■ GOAL ■
From the records below, extract only the lines running from the line with "Generate a web" to the line with "const yTickLabels = ['3','6','9','12','15'];", both lines included, reproducing them exactly.

■ EXERCISE INPUT ■
□ □ □ □
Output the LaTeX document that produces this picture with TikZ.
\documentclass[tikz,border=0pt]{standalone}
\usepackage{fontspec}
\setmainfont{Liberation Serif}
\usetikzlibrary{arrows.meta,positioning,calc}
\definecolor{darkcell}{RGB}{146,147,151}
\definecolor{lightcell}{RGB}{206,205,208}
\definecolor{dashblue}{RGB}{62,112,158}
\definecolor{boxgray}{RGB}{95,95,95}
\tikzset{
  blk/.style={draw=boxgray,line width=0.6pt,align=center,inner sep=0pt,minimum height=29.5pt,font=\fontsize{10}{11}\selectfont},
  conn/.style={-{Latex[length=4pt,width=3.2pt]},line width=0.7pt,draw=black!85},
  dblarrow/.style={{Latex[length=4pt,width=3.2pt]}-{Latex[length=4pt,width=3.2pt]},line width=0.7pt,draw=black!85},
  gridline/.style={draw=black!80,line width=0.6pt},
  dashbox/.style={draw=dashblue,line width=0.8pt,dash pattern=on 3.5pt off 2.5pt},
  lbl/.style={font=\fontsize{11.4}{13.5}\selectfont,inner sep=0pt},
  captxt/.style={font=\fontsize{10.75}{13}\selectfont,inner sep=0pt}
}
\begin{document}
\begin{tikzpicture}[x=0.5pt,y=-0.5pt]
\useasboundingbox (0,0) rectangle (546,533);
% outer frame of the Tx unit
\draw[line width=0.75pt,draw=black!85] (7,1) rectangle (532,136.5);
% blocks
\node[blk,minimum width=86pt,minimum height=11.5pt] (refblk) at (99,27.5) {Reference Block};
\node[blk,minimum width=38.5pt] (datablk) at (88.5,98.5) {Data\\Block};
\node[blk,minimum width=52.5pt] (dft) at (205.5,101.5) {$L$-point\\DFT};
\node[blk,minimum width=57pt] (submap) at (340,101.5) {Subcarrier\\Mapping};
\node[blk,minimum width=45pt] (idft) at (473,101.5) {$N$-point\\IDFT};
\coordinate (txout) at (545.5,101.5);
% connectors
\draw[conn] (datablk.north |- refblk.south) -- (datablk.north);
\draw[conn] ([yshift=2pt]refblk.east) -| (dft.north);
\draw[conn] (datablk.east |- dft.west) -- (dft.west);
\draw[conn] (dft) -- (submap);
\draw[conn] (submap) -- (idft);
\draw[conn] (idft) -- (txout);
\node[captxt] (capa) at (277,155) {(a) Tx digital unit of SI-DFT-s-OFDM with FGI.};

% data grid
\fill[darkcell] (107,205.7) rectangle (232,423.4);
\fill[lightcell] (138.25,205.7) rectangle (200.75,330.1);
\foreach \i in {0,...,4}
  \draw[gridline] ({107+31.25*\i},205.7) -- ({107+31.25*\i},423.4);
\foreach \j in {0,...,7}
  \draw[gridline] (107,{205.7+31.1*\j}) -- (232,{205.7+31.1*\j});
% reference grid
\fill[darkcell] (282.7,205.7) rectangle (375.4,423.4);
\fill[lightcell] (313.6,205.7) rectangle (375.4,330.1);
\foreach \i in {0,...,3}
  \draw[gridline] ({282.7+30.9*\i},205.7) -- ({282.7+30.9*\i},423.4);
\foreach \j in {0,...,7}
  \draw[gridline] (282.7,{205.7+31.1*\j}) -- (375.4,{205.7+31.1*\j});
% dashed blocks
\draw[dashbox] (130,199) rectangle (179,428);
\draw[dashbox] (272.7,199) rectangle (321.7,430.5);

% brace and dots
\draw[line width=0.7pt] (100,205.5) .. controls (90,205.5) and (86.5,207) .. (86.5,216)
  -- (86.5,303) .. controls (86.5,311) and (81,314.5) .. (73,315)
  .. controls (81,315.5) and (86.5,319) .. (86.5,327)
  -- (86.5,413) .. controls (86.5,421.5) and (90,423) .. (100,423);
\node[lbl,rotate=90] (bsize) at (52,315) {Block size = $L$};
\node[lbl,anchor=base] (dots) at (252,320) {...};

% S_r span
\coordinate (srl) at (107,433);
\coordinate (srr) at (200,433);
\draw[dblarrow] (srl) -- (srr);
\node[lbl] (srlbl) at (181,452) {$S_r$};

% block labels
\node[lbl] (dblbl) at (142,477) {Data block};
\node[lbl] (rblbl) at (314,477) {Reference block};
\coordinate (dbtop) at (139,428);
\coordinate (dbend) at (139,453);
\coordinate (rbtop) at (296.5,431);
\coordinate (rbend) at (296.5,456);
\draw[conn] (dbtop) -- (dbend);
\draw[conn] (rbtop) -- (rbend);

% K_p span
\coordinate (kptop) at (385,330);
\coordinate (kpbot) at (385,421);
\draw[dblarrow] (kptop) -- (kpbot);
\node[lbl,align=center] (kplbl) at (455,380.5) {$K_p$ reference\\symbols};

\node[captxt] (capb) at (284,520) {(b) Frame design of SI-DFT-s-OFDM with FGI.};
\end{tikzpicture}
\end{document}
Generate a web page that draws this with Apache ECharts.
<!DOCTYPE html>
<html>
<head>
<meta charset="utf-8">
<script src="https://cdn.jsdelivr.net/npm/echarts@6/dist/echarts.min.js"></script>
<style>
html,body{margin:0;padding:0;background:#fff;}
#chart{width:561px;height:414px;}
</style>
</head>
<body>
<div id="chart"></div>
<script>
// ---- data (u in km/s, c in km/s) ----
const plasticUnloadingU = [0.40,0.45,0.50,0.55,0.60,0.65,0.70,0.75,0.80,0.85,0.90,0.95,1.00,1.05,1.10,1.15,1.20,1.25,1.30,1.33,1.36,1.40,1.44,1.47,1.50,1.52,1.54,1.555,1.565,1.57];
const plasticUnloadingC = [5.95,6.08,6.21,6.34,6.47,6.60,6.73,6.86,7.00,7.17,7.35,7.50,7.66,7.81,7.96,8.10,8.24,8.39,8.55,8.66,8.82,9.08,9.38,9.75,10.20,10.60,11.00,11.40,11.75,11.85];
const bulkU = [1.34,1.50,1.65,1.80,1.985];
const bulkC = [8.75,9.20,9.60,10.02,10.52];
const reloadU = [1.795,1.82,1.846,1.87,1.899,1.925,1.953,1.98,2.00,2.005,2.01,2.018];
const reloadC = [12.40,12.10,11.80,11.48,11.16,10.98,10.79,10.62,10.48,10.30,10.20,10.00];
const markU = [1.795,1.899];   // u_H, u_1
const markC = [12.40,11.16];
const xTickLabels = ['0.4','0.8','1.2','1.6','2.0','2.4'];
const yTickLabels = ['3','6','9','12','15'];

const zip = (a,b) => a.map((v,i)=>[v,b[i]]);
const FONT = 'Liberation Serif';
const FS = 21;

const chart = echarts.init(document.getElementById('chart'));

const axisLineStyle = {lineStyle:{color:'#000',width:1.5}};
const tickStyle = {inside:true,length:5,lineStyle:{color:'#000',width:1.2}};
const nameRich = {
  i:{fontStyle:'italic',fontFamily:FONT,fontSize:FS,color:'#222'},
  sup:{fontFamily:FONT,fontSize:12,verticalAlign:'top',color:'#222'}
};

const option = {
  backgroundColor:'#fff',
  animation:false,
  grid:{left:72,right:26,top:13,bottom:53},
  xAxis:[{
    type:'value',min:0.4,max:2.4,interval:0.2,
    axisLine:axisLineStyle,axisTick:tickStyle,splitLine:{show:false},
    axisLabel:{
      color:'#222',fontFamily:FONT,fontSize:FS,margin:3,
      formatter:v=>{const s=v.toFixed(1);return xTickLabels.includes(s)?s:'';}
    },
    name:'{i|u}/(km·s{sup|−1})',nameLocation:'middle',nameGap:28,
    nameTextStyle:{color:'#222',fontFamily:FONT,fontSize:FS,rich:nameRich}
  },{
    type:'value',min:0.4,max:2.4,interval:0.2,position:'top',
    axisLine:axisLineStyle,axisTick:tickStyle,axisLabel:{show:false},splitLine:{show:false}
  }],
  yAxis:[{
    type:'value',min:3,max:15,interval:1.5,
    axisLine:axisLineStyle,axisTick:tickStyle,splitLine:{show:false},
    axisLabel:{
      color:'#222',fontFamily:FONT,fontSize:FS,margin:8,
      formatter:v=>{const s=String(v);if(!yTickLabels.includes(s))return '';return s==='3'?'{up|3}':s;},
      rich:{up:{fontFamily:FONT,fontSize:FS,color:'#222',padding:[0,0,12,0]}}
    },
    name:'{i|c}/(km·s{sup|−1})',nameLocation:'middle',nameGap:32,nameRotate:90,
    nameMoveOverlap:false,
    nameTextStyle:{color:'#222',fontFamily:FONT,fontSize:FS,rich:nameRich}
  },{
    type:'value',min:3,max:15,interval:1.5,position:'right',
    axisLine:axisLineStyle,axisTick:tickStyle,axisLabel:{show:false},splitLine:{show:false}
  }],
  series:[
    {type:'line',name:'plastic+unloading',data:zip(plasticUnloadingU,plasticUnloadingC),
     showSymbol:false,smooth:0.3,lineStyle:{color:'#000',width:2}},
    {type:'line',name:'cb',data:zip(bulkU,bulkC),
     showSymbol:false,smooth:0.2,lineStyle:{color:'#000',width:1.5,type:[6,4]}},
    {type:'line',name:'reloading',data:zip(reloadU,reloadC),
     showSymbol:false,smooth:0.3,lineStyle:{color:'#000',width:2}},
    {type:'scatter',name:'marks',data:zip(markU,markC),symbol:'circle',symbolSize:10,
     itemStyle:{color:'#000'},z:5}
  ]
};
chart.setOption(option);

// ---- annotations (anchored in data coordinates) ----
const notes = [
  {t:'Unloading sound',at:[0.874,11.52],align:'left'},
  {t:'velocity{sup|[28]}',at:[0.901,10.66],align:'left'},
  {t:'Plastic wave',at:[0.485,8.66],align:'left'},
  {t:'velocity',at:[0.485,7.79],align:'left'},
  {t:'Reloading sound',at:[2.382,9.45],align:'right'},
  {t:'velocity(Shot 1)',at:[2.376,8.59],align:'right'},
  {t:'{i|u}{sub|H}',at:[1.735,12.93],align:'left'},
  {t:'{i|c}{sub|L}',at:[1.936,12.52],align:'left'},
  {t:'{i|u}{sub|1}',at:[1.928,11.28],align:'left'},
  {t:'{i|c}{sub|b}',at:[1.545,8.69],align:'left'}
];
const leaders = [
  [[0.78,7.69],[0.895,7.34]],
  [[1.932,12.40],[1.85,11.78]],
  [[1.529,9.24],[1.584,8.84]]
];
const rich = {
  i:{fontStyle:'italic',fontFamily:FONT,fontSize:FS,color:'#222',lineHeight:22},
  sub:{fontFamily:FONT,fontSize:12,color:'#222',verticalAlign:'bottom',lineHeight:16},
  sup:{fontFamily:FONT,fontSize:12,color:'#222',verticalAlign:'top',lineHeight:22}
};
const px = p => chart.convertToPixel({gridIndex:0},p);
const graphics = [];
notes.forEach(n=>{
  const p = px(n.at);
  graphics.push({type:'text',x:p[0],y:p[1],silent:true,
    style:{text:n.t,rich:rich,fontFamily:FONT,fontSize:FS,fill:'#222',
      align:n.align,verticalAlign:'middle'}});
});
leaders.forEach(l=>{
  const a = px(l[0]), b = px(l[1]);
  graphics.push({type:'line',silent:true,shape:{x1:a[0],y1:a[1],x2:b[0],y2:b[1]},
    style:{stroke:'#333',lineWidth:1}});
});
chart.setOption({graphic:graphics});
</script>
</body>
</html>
□ □ □ □
■ ANSWER TO THE PROBLEM ■
Generate a web page that draws this with Apache ECharts.
<!DOCTYPE html>
<html>
<head>
<meta charset="utf-8">
<script src="https://cdn.jsdelivr.net/npm/echarts@6/dist/echarts.min.js"></script>
<style>
html,body{margin:0;padding:0;background:#fff;}
#chart{width:561px;height:414px;}
</style>
</head>
<body>
<div id="chart"></div>
<script>
// ---- data (u in km/s, c in km/s) ----
const plasticUnloadingU = [0.40,0.45,0.50,0.55,0.60,0.65,0.70,0.75,0.80,0.85,0.90,0.95,1.00,1.05,1.10,1.15,1.20,1.25,1.30,1.33,1.36,1.40,1.44,1.47,1.50,1.52,1.54,1.555,1.565,1.57];
const plasticUnloadingC = [5.95,6.08,6.21,6.34,6.47,6.60,6.73,6.86,7.00,7.17,7.35,7.50,7.66,7.81,7.96,8.10,8.24,8.39,8.55,8.66,8.82,9.08,9.38,9.75,10.20,10.60,11.00,11.40,11.75,11.85];
const bulkU = [1.34,1.50,1.65,1.80,1.985];
const bulkC = [8.75,9.20,9.60,10.02,10.52];
const reloadU = [1.795,1.82,1.846,1.87,1.899,1.925,1.953,1.98,2.00,2.005,2.01,2.018];
const reloadC = [12.40,12.10,11.80,11.48,11.16,10.98,10.79,10.62,10.48,10.30,10.20,10.00];
const markU = [1.795,1.899];   // u_H, u_1
const markC = [12.40,11.16];
const xTickLabels = ['0.4','0.8','1.2','1.6','2.0','2.4'];
const yTickLabels = ['3','6','9','12','15'];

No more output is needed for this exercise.